- Born: 21 March 1932 Auchinleck, Ayrshire, Scotland
- Died: 18 August 2001 (aged 69) St Andrews, Fife, Scotland
- Occupation: Actor

= Tom Watson (actor) =

Scottish actor (1932–2001)

Thomas Welsh Watson (21 March 1932 - 18 August 2001) was a Scottish-born stage, television and film actor.

==Early life==
Watson was born on 21 March 1932 at Auchinleck, Ayrshire, Scotland. His family later moved to Cambuslang, Lanarkshire, and he studied at the Hamilton Academy, where he excelled in amateur dramatics.

==Career==
Following National Service with the Royal Scots, Watson joined the Rutherglen Repertory, a semi-professional theatre company. In 1956 he joined the Byre Theatre in St Andrews, Scotland, before moving on to Perth Repertory Theatre. There he met his future wife, the actress Joyce Bain.

===Television===
By 1960 Watson had moved to London and was appearing regularly in BBC radio repertory. In 1964 he was cast in the BBC television production of Martin Chuzzlewit.
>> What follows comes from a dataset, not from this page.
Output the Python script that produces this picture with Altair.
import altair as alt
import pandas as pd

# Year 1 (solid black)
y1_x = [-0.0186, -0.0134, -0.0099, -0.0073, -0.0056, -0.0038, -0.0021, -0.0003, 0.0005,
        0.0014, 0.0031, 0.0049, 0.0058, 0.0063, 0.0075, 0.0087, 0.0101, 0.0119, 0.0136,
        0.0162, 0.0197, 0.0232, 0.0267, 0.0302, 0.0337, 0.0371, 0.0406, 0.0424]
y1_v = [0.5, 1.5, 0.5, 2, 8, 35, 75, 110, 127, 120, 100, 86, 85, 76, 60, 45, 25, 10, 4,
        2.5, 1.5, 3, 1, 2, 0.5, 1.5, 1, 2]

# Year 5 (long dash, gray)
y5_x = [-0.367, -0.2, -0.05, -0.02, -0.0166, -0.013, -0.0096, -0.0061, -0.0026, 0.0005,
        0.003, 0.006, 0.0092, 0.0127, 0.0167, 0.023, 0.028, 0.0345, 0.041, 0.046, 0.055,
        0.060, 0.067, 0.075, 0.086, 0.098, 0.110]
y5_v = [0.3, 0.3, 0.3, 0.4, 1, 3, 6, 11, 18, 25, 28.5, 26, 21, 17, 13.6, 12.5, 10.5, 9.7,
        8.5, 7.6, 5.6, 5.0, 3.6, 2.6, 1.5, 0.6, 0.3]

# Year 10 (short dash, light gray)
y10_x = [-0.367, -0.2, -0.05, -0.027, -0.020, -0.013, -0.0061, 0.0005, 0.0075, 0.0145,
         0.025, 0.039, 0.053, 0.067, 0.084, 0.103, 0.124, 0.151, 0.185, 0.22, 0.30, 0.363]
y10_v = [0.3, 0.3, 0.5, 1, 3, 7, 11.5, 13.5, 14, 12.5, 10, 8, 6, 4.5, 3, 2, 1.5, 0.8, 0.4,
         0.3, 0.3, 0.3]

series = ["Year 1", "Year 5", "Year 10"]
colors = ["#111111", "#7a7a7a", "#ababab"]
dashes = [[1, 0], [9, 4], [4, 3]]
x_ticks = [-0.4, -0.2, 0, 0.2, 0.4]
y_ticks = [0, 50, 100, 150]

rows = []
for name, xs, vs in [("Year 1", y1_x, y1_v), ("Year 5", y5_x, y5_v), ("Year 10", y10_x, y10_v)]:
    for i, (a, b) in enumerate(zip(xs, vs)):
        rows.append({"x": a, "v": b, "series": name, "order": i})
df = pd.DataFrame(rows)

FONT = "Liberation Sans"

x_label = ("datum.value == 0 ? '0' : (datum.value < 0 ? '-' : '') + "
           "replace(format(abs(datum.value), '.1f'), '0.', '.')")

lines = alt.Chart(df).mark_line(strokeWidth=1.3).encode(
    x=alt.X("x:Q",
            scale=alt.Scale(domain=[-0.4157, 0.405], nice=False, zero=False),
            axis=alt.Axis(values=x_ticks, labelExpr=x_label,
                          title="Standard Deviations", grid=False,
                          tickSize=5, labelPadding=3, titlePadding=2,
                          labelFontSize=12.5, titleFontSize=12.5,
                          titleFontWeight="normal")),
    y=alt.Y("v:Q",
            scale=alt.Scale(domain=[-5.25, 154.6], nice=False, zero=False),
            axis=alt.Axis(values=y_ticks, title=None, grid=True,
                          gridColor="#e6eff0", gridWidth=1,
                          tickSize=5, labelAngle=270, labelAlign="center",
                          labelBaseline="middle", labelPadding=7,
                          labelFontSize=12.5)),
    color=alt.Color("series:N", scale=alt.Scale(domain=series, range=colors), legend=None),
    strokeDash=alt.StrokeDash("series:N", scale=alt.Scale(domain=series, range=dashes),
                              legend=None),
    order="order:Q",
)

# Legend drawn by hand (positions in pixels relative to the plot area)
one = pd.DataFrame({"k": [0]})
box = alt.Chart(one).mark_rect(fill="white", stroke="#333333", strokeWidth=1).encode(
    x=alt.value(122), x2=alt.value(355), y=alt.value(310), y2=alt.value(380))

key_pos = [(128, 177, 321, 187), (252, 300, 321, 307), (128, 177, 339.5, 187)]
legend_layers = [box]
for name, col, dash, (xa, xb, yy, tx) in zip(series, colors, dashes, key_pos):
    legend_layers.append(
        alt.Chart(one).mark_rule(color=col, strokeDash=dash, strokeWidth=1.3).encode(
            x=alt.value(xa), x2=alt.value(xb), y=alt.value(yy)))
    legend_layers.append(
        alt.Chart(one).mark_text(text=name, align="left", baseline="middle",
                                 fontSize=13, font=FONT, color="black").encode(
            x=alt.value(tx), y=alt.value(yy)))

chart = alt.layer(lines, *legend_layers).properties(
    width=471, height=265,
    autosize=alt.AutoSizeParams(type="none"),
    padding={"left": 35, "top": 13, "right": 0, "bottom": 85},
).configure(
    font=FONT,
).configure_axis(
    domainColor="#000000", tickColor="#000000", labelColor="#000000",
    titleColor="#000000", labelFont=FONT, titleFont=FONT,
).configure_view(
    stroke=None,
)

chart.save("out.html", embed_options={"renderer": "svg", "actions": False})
During his long career Watson appeared in numerous television series, including The Diary of Samuel Pepys, Dixon of Dock Green, Dr. Finlay's Casebook, Taggart, Prime Suspect, Hamish Macbeth, Heartbeat (British TV series), The Main Chance, Two Thousand Acres of Sky, Inspector Rebus and Peak Practice. In Your Cheatin' Heart by John Byrne (Scottish playwright) he played six different parts.
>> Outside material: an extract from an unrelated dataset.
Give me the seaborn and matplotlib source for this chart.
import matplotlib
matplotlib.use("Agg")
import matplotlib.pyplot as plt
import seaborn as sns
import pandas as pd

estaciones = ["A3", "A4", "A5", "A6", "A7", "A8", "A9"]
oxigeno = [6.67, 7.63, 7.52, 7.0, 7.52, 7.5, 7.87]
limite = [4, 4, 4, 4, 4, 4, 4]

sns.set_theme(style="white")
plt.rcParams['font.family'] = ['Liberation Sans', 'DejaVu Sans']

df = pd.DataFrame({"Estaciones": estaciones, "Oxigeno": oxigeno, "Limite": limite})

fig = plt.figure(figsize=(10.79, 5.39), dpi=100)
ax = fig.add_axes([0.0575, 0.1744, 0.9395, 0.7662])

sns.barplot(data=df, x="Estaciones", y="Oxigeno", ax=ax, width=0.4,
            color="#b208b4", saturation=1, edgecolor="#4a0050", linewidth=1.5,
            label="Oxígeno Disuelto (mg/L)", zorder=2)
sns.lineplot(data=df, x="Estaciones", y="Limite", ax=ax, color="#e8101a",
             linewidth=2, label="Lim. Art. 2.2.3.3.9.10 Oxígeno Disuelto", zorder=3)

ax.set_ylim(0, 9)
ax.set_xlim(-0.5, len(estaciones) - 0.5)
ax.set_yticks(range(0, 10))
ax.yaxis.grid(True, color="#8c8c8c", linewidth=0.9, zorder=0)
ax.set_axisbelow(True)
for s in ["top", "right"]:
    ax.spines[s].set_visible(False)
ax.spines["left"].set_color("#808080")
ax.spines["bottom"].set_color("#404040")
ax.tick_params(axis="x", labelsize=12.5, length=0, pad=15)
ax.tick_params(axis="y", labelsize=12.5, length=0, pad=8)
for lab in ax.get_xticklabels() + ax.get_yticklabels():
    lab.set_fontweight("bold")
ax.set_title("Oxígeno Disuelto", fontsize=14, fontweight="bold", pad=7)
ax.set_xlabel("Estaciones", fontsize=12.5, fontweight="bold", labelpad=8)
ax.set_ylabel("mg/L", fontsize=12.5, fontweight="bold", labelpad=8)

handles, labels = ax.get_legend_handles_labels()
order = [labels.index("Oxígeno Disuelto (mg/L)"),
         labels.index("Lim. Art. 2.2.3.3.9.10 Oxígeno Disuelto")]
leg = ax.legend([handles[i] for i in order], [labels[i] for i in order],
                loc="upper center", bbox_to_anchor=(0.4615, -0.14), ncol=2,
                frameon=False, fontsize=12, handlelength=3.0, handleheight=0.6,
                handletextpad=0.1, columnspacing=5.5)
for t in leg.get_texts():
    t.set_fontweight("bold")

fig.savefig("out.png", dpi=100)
Following his return to Scotland in 1970 Watson worked regularly for the BBC and Granada Television, including appearances as Mobilis in Cedric Messina's production of The Physicist and the Miller in The Canterbury Tales for the BBC, for which he also appeared in such series and dramas as The Standard, Hunting Tower, The Camerons, The Nightmare Man, A Wholly Healthy Glasgow and Govan Ghost Story.

From 1994 to 1996 Watson played the consultant surgeon Mr Ernest Docherty in the BBC series Cardiac Arrest. He was portrayed as the voice of reason against a management intent on alienating the nursing and clinical staff.

===Theatre===

| Year | Title | Role | Company | Director | Notes |
|---|---|---|---|---|---|
| 1982 | Ane Satyre of the Thrie Estaites | Dilegence | Scottish Theatre Company | Tom Fleming | play by Sir David Lindsay, adapted by Robert Kemp |
| 1989 | The Gorbals Story | William Mutrie | 7:84 | David Hayman | play by Robert McLeish |
| 1990 | The Ship | Hughie | The Ship's Company, Govan | Bill Bryden | play by Bill Bryden staged at Harland and Wolff, Govan |

Watson's other stage appearances included The Catch at the Royal Court Theatre Upstairs in London, Tom Stoppard's Every Good Boy Deserves Favour and, as Stanley Evening, Bugler Boy for the Traverse Theatre in Edinburgh. At the Edinburgh Festival he appeared in 1970 in Middleton's The Changeling (play), directed by Richard Eyre, Sir David Lyndsay's Ane Satire of the Thrie Estates (1984), and A Wholly Healthy Glasgow, directed by Richard Wilson, in 1987. Watson’s theatre credits continued with appearances in Sam Shepard's Fool for Love (play) at the Royal National Theatre and in the West End of London, In Time of Strife at the Glasgow Citizens Theatre, Macbeth and Hamlet at the Lyceum Theatre, Edinburgh, Born Yesterday at the Royal Exchange, Manchester, The Treatment and Some Voices at the Royal Court Theatre, The Government Inspector at the Almeida Theatre, Islington, in 1997 and 1998, and Victoria for the Royal Shakespeare Company in 2000.

=== Films ===

Watson’s film work included Silent Scream, The Big Man (1990) and Alan Rickman's The Winter Guest.

===Poems===
Watson also produced a volume of poems, Dark Whistle, published in 1997.

==Death==
Watson died on 18 August 2001 at St Andrew's Memorial Hospital in St Andrews, Fife.